前回から一変、満面の笑みで選手村を楽しむ田畑政治から話が始まり、少々面食らってしまいました。
水泳選手グループによるミュージカルナンバーも面白かったです!

このドラマの政治は、滑稽にふるまうことで苛立ちや非難の矛先を一手に引き受けている感じですね。
でも、なぜか心底は憎まれておらず、ある意味マスコット的立場にも収まっていて、いかにも治五郎先生の次世代型という感じの人物に描かれています。
こんな人物だからこそ、治五郎先生はブン投げたこともある政治を、オリンピック誘致の件に絡ませたのですね!

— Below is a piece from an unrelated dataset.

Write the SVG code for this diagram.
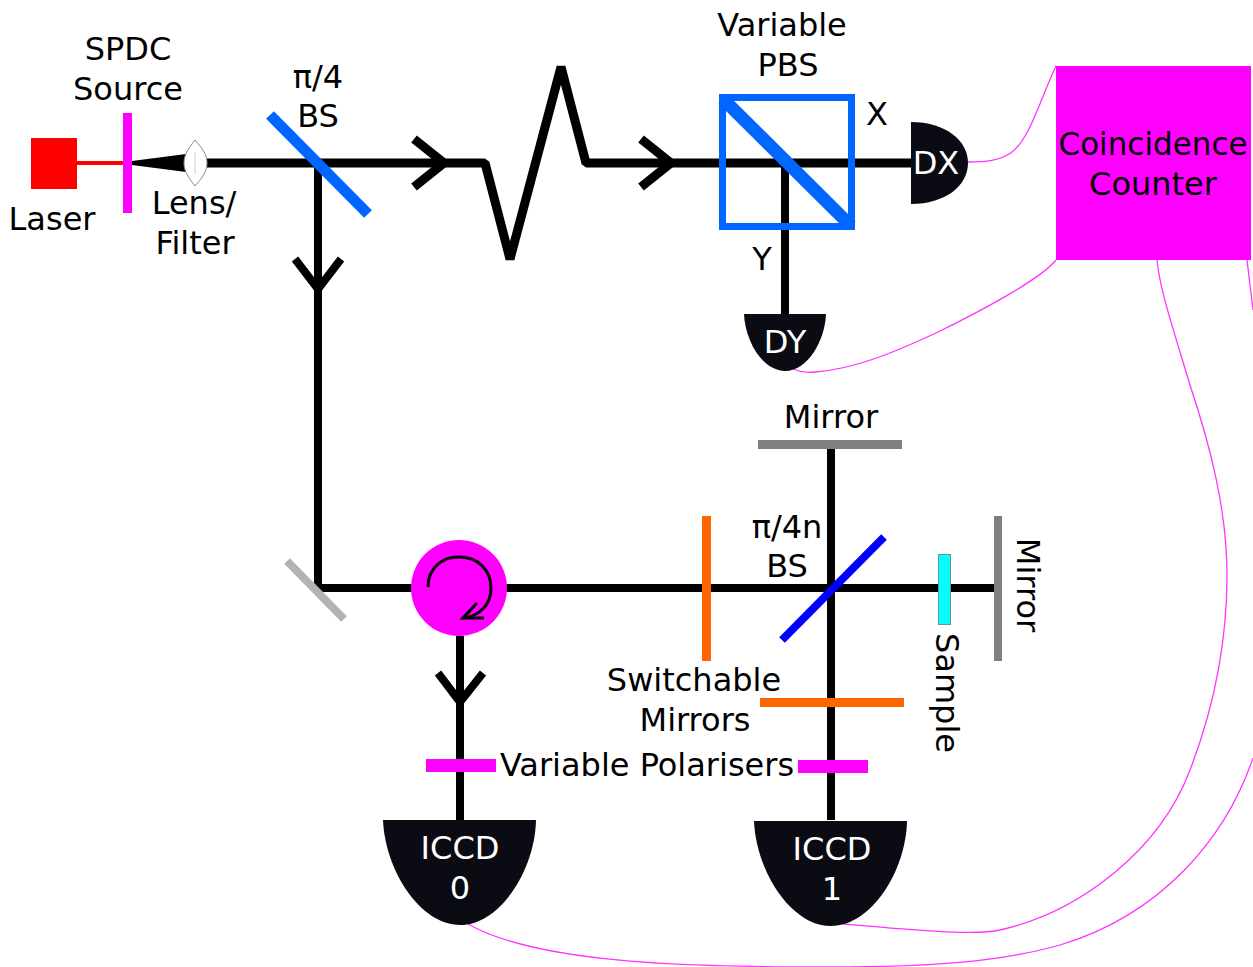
<svg xmlns="http://www.w3.org/2000/svg" width="1253" height="967" viewBox="0 0 1253 967">
<style>
text{font-family:"DejaVu Sans",Verdana,sans-serif;font-size:32px;fill:#000;text-anchor:middle}
.w{fill:#fff}
.beam{fill:none;stroke:#000;stroke-width:8;stroke-linejoin:bevel}
.top{stroke-width:9}
.cable{fill:none;stroke:#ff33ff;stroke-width:1.3}
.det{fill:#0b0b14}
</style>
<rect width="1253" height="967" fill="#fff"/>
<g id="connectors">
<path class="cable" d="M968,162C985,162 1000,161 1012,152C1030,138 1040,100 1056,66"/>
<path class="cable" d="M793,369C800,372 808,373 815,372C855,369 895,352 936,333C975,314 1040,280 1056,260"/>
<path class="cable" d="M1157,260C1160,290 1172,325 1190,385C1210,445 1227,510 1227,575C1227,640 1215,705 1190,770C1160,850 1080,912 1000,930C975,936 900,929 843,924"/>
<path class="cable" d="M1247,260L1253,310"/>
<path class="cable" d="M1253,758C1225,840 1160,915 1060,945C1000,962 930,967 830,967C700,967 540,965 468,924"/>
<path d="M77,163H124" stroke="#f00" stroke-width="4" fill="none"/>
<path class="beam top" d="M207,163H485L510,259L561,67L586,163H911"/>
<path class="beam top" d="M414,139L444,163L414,187"/>
<path class="beam top" d="M641,139L671,163L641,187"/>
<path class="beam" d="M318,163V588H995"/>
<path class="beam" d="M295,259L318,289L341,259"/>
<path class="beam" d="M785,163V314"/>
<path class="beam" d="M831,449V820"/>
<path class="beam" d="M460,636V820"/>
<path class="beam" d="M438,673L460,702L483,673"/>
</g>
<g id="laser"><rect x="31" y="138" width="46" height="51" fill="#f00"/><text x="52" y="230">Laser</text></g>
<g id="spdc"><rect x="123" y="113" width="9" height="100" fill="#ff00ff"/><text x="128" y="60">SPDC</text><text x="128" y="100">Source</text></g>
<g id="lens">
<path d="M132,161L186,154V172L132,165Z" fill="#000"/>
<path d="M195,140C203,149 207,155 207,163C207,171 203,177 195,186C188,177 184,171 184,163C184,155 188,149 195,140Z" fill="#fff" stroke="#888" stroke-width="1"/>
<path d="M195,152V174" stroke="#ccc" stroke-width="1"/>
<text x="194" y="214">Lens/</text><text x="195" y="254">Filter</text>
</g>
<g id="bs1"><path d="M270,115L368,214" stroke="#0066ff" stroke-width="11" fill="none"/><text x="318" y="88">π/4</text><text x="318" y="127">BS</text></g>
<g id="pbs">
<rect x="722.500" y="97.500" width="129" height="129" fill="none" stroke="#0066ff" stroke-width="7"/>
<path d="M723,99L851,226" stroke="#0066ff" stroke-width="13" fill="none"/>
<text x="782" y="36">Variable</text><text x="788" y="76">PBS</text>
<text x="877" y="125">X</text><text x="762" y="270">Y</text>
</g>
<g id="dx"><path class="det" d="M911,122C945,122 968,140 968,163C968,186 945,204 911,204Z"/><text class="w" x="936" y="174">DX</text></g>
<g id="dy"><path class="det" d="M744,314H826C825,340 808,371 785,371C762,371 745,340 744,314Z"/><text class="w" x="785" y="353">DY</text></g>
<g id="counter"><rect x="1056" y="66" width="195" height="194" fill="#ff00ff"/><text x="1153" y="155" textLength="189" lengthAdjust="spacingAndGlyphs">Coincidence</text><text x="1153" y="195">Counter</text></g>
<g id="turn-mirror"><path d="M287,561L344,619" stroke="#b3b3b3" stroke-width="8" fill="none"/></g>
<g id="circulator">
<circle cx="459" cy="588" r="48" fill="#ff00ff"/>
<path d="M428,587C428,568 442,557 459,557C478,557 491,570 491,588C491,604 481,616 462,618" fill="none" stroke="#000" stroke-width="3"/>
<path d="M477,603L463,618L484,618" fill="none" stroke="#000" stroke-width="3"/>
</g>
<g id="switch-a"><rect x="702" y="516" width="9" height="145" fill="#ff6600"/></g>
<g id="bs2"><path d="M782,640L884,537" stroke="#0000ff" stroke-width="8" fill="none"/><text x="787" y="538">π/4n</text><text x="787" y="577">BS</text></g>
<g id="mirror-top"><rect x="758" y="440" width="144" height="9" fill="#808080"/><text x="831" y="428">Mirror</text></g>
<g id="mirror-right"><rect x="994" y="516" width="8" height="145" fill="#808080"/><text transform="translate(1017,585) rotate(90)" x="0" y="0">Mirror</text></g>
<g id="sample"><rect x="938.500" y="554.500" width="12" height="70" fill="#00ffff" stroke="#5a9a9a" stroke-width="1"/><text transform="translate(936,693) rotate(90)" x="0" y="0">Sample</text></g>
<g id="switch-b"><rect x="760" y="698" width="144" height="9" fill="#ff6600"/><text x="694" y="691">Switchable</text><text x="695" y="731">Mirrors</text></g>
<g id="polarisers"><rect x="426" y="759" width="70" height="13" fill="#ff00ff"/><rect x="798" y="760" width="70" height="13" fill="#ff00ff"/><text x="647" y="776">Variable Polarisers</text></g>
<g id="iccd0"><path class="det" d="M383,820H536C535,870 500,925 460,925C420,925 385,870 383,820Z"/><text class="w" x="460" y="859">ICCD</text><text class="w" x="460" y="899">0</text></g>
<g id="iccd1"><path class="det" d="M754,821H907C906,871 871,926 831,926C791,926 756,871 754,821Z"/><text class="w" x="832" y="860">ICCD</text><text class="w" x="832" y="900">1</text></g>
</svg>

田畑政治(マーちゃん)×高石勝男(カッちゃん)の戦いはどうなった?

高石が、政治と松澤の会話を漏れ聞いていたシーンは、なんだか切なかったです。
高石には「メダルの亡者」としけ見えなかった政治には、実は記者として日本の現状を憂いている気持ちがあった…そう伝わった瞬間でした。
最終的には選考会で本気を出しきって、納得した上で「ノンプレイングキャプテン」となった高石。
吐き捨てるように話していた時とは一転、誇りをもって受け止めている演技が良かったです!

史実としても1964年の東京オリンピックで水泳の総監督を務めたそうなので、田畑政治の後を継いだことになるのですね。